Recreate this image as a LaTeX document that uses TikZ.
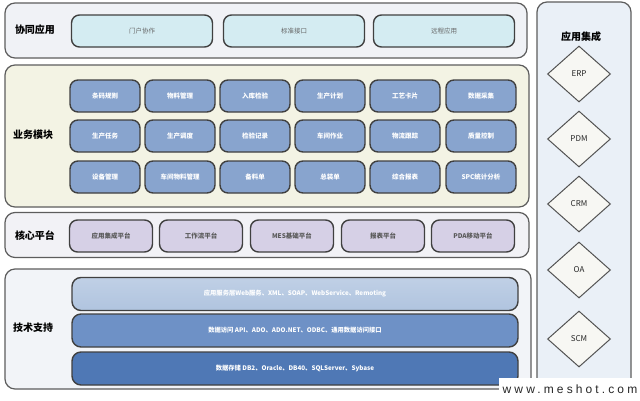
\documentclass[tikz,border=0pt]{standalone}
\usepackage{fontspec}
\setmainfont{Noto Sans CJK SC}
\newfontfamily\wmfont[LetterSpace=26]{Liberation Sans}
\usetikzlibrary{shapes.geometric}
\definecolor{pbgA}{HTML}{F0F2F6}
\definecolor{pbgB}{HTML}{F3F3E4}
\definecolor{pbgC}{HTML}{F2F2F6}
\definecolor{pbgD}{HTML}{F2F4F8}
\definecolor{pbgR}{HTML}{EAF0F7}
\definecolor{cyanfill}{HTML}{D4ECF2}
\definecolor{bluefill}{HTML}{88A4CE}
\definecolor{purfill}{HTML}{D6D0E6}
\definecolor{barA}{HTML}{B0C4DF}
\definecolor{barB}{HTML}{6E91C6}
\definecolor{barC}{HTML}{4F78B5}
\definecolor{edge}{HTML}{404040}
\definecolor{dfill}{HTML}{F7F7F3}
\tikzset{
  panel/.style={draw=edge!85, line width=1.2pt, rounded corners=10pt},
  plabel/.style={font=\fontsize{10}{11}\selectfont\bfseries, text=black},
  cbox/.style={draw=edge, line width=1.4pt, rounded corners=8pt, fill=cyanfill,
    minimum width=141pt, minimum height=32pt, inner sep=0pt,
    font=\fontsize{6.5}{7}\selectfont, text=black!60},
  bbox/.style={draw=edge, line width=1.4pt, rounded corners=8pt, fill=bluefill,
    minimum width=70pt, minimum height=32pt, inner sep=0pt,
    font=\fontsize{6.5}{7}\selectfont\bfseries, text=white},
  ubox/.style={draw=edge, line width=1.4pt, rounded corners=8pt, fill=purfill,
    minimum width=83pt, minimum height=32pt, inner sep=0pt,
    font=\fontsize{6.5}{7}\selectfont\bfseries, text=black!65},
  tbar/.style={draw=edge, line width=1.4pt, rounded corners=9pt,
    minimum width=446pt, minimum height=33pt, inner sep=0pt,
    font=\fontsize{6.3}{7}\selectfont\bfseries, text=white},
  dia/.style={diamond, draw=edge!90, line width=1pt, fill=dfill,
    minimum width=63pt, minimum height=56pt, inner sep=0pt,
    font=\fontsize{8}{9}\selectfont, text=black!85}
}
\begin{document}
\begin{tikzpicture}[x=1pt,y=-1pt]
\useasboundingbox (0,0) rectangle (640,400);
\fill[white] (0,0) rectangle (640,400);
% panels
\node[panel, fill=pbgA, minimum width=522pt, minimum height=55pt] (p1) at (266,30.5) {};
\node[panel, fill=pbgB, minimum width=524pt, minimum height=142pt] (p2) at (267,136) {};
\node[panel, fill=pbgC, minimum width=524pt, minimum height=45pt] (p3) at (267,235) {};
\node[panel, fill=pbgD, minimum width=526pt, minimum height=120pt] (p4) at (268,329) {};
\node[panel, fill=pbgR, minimum width=94pt, minimum height=390pt] (pr) at (584,197) {};
% labels
\node[plabel] (l1) at (35,30) {协同应用};
\node[plabel] (l2) at (33,135) {业务模块};
\node[plabel] (l3) at (35,236) {核心平台};
\node[plabel] (l4) at (33,328) {技术支持};
\node[plabel] (lr) at (581,37) {应用集成};
% row 1
\node[cbox] (c1) at (142,31) {门户协作};
\node[cbox] (c2) at (294,31) {标准接口};
\node[cbox] (c3) at (444,31) {远程应用};
% business modules
\node[bbox] (b11) at (105,96) {条码规则};
\node[bbox] (b12) at (180,96) {物料管理};
\node[bbox] (b13) at (255,96) {入库检验};
\node[bbox] (b14) at (330,96) {生产计划};
\node[bbox] (b15) at (405,96) {工艺卡片};
\node[bbox] (b16) at (481,96) {数据采集};
\node[bbox] (b21) at (105,136) {生产任务};
\node[bbox] (b22) at (180,136) {生产调度};
\node[bbox] (b23) at (255,136) {检验记录};
\node[bbox] (b24) at (330,136) {车间作业};
\node[bbox] (b25) at (405,136) {物流跟踪};
\node[bbox] (b26) at (481,136) {质量控制};
\node[bbox] (b31) at (105,177) {设备管理};
\node[bbox] (b32) at (180,177) {车间物料管理};
\node[bbox] (b33) at (255,177) {备料单};
\node[bbox] (b34) at (330,177) {总装单};
\node[bbox] (b35) at (405,177) {综合报表};
\node[bbox] (b36) at (481,177) {SPC统计分析};
% core platform
\node[ubox] (u1) at (111,236) {应用集成平台};
\node[ubox] (u2) at (201,236) {工作流平台};
\node[ubox] (u3) at (292,236) {MES基础平台};
\node[ubox] (u4) at (383,236) {报表平台};
\node[ubox] (u5) at (473,236) {PDA移动平台};
% tech support
\node[tbar, top color=barA!80!white, bottom color=barA] (t1) at (295,294) {应用服务层Web服务、XML、SOAP、WebService、Remoting};
\node[tbar, fill=barB] (t2) at (295,330.5) {数据访问 API、ADO、ADO.NET、ODBC、通用数据访问接口};
\node[tbar, fill=barC] (t3) at (295,368.5) {数据存储 DB2、Oracle、DB40、SQLServer、Sybase};
% integration diamonds
\node[dia] (d1) at (579,74) {ERP};
\node[dia] (d2) at (579,139) {PDM};
\node[dia] (d3) at (579,204) {CRM};
\node[dia] (d4) at (579,270) {OA};
\node[dia] (d5) at (579,339) {SCM};
% watermark
\node[fill=white, minimum width=142pt, minimum height=22pt, inner sep=0pt,
  font=\wmfont\fontsize{12}{13}\selectfont, text=black!85] (wm) at (570,389) {www.meshot.com};
\end{tikzpicture}
\end{document}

※ ※ ※

Direction:
Print out the whole of the material word for word, without pictures.

Written answer:
Recreate this image as a LaTeX document that uses TikZ.
\documentclass[tikz,border=0pt]{standalone}
\usepackage{fontspec}
\setmainfont{Noto Sans CJK SC}
\newfontfamily\wmfont[LetterSpace=26]{Liberation Sans}
\usetikzlibrary{shapes.geometric}
\definecolor{pbgA}{HTML}{F0F2F6}
\definecolor{pbgB}{HTML}{F3F3E4}
\definecolor{pbgC}{HTML}{F2F2F6}
\definecolor{pbgD}{HTML}{F2F4F8}
\definecolor{pbgR}{HTML}{EAF0F7}
\definecolor{cyanfill}{HTML}{D4ECF2}
\definecolor{bluefill}{HTML}{88A4CE}
\definecolor{purfill}{HTML}{D6D0E6}
\definecolor{barA}{HTML}{B0C4DF}
\definecolor{barB}{HTML}{6E91C6}
\definecolor{barC}{HTML}{4F78B5}
\definecolor{edge}{HTML}{404040}
\definecolor{dfill}{HTML}{F7F7F3}
\tikzset{
  panel/.style={draw=edge!85, line width=1.2pt, rounded corners=10pt},
  plabel/.style={font=\fontsize{10}{11}\selectfont\bfseries, text=black},
  cbox/.style={draw=edge, line width=1.4pt, rounded corners=8pt, fill=cyanfill,
    minimum width=141pt, minimum height=32pt, inner sep=0pt,
    font=\fontsize{6.5}{7}\selectfont, text=black!60},
  bbox/.style={draw=edge, line width=1.4pt, rounded corners=8pt, fill=bluefill,
    minimum width=70pt, minimum height=32pt, inner sep=0pt,
    font=\fontsize{6.5}{7}\selectfont\bfseries, text=white},
  ubox/.style={draw=edge, line width=1.4pt, rounded corners=8pt, fill=purfill,
    minimum width=83pt, minimum height=32pt, inner sep=0pt,
    font=\fontsize{6.5}{7}\selectfont\bfseries, text=black!65},
  tbar/.style={draw=edge, line width=1.4pt, rounded corners=9pt,
    minimum width=446pt, minimum height=33pt, inner sep=0pt,
    font=\fontsize{6.3}{7}\selectfont\bfseries, text=white},
  dia/.style={diamond, draw=edge!90, line width=1pt, fill=dfill,
    minimum width=63pt, minimum height=56pt, inner sep=0pt,
    font=\fontsize{8}{9}\selectfont, text=black!85}
}
\begin{document}
\begin{tikzpicture}[x=1pt,y=-1pt]
\useasboundingbox (0,0) rectangle (640,400);
\fill[white] (0,0) rectangle (640,400);
% panels
\node[panel, fill=pbgA, minimum width=522pt, minimum height=55pt] (p1) at (266,30.5) {};
\node[panel, fill=pbgB, minimum width=524pt, minimum height=142pt] (p2) at (267,136) {};
\node[panel, fill=pbgC, minimum width=524pt, minimum height=45pt] (p3) at (267,235) {};
\node[panel, fill=pbgD, minimum width=526pt, minimum height=120pt] (p4) at (268,329) {};
\node[panel, fill=pbgR, minimum width=94pt, minimum height=390pt] (pr) at (584,197) {};
% labels
\node[plabel] (l1) at (35,30) {协同应用};
\node[plabel] (l2) at (33,135) {业务模块};
\node[plabel] (l3) at (35,236) {核心平台};
\node[plabel] (l4) at (33,328) {技术支持};
\node[plabel] (lr) at (581,37) {应用集成};
% row 1
\node[cbox] (c1) at (142,31) {门户协作};
\node[cbox] (c2) at (294,31) {标准接口};
\node[cbox] (c3) at (444,31) {远程应用};
% business modules
\node[bbox] (b11) at (105,96) {条码规则};
\node[bbox] (b12) at (180,96) {物料管理};
\node[bbox] (b13) at (255,96) {入库检验};
\node[bbox] (b14) at (330,96) {生产计划};
\node[bbox] (b15) at (405,96) {工艺卡片};
\node[bbox] (b16) at (481,96) {数据采集};
\node[bbox] (b21) at (105,136) {生产任务};
\node[bbox] (b22) at (180,136) {生产调度};
\node[bbox] (b23) at (255,136) {检验记录};
\node[bbox] (b24) at (330,136) {车间作业};
\node[bbox] (b25) at (405,136) {物流跟踪};
\node[bbox] (b26) at (481,136) {质量控制};
\node[bbox] (b31) at (105,177) {设备管理};
\node[bbox] (b32) at (180,177) {车间物料管理};
\node[bbox] (b33) at (255,177) {备料单};
\node[bbox] (b34) at (330,177) {总装单};
\node[bbox] (b35) at (405,177) {综合报表};
\node[bbox] (b36) at (481,177) {SPC统计分析};
% core platform
\node[ubox] (u1) at (111,236) {应用集成平台};
\node[ubox] (u2) at (201,236) {工作流平台};
\node[ubox] (u3) at (292,236) {MES基础平台};
\node[ubox] (u4) at (383,236) {报表平台};
\node[ubox] (u5) at (473,236) {PDA移动平台};
% tech support
\node[tbar, top color=barA!80!white, bottom color=barA] (t1) at (295,294) {应用服务层Web服务、XML、SOAP、WebService、Remoting};
\node[tbar, fill=barB] (t2) at (295,330.5) {数据访问 API、ADO、ADO.NET、ODBC、通用数据访问接口};
\node[tbar, fill=barC] (t3) at (295,368.5) {数据存储 DB2、Oracle、DB40、SQLServer、Sybase};
% integration diamonds
\node[dia] (d1) at (579,74) {ERP};
\node[dia] (d2) at (579,139) {PDM};
\node[dia] (d3) at (579,204) {CRM};
\node[dia] (d4) at (579,270) {OA};
\node[dia] (d5) at (579,339) {SCM};
% watermark
\node[fill=white, minimum width=142pt, minimum height=22pt, inner sep=0pt,
  font=\wmfont\fontsize{12}{13}\selectfont, text=black!85] (wm) at (570,389) {www.meshot.com};
\end{tikzpicture}
\end{document}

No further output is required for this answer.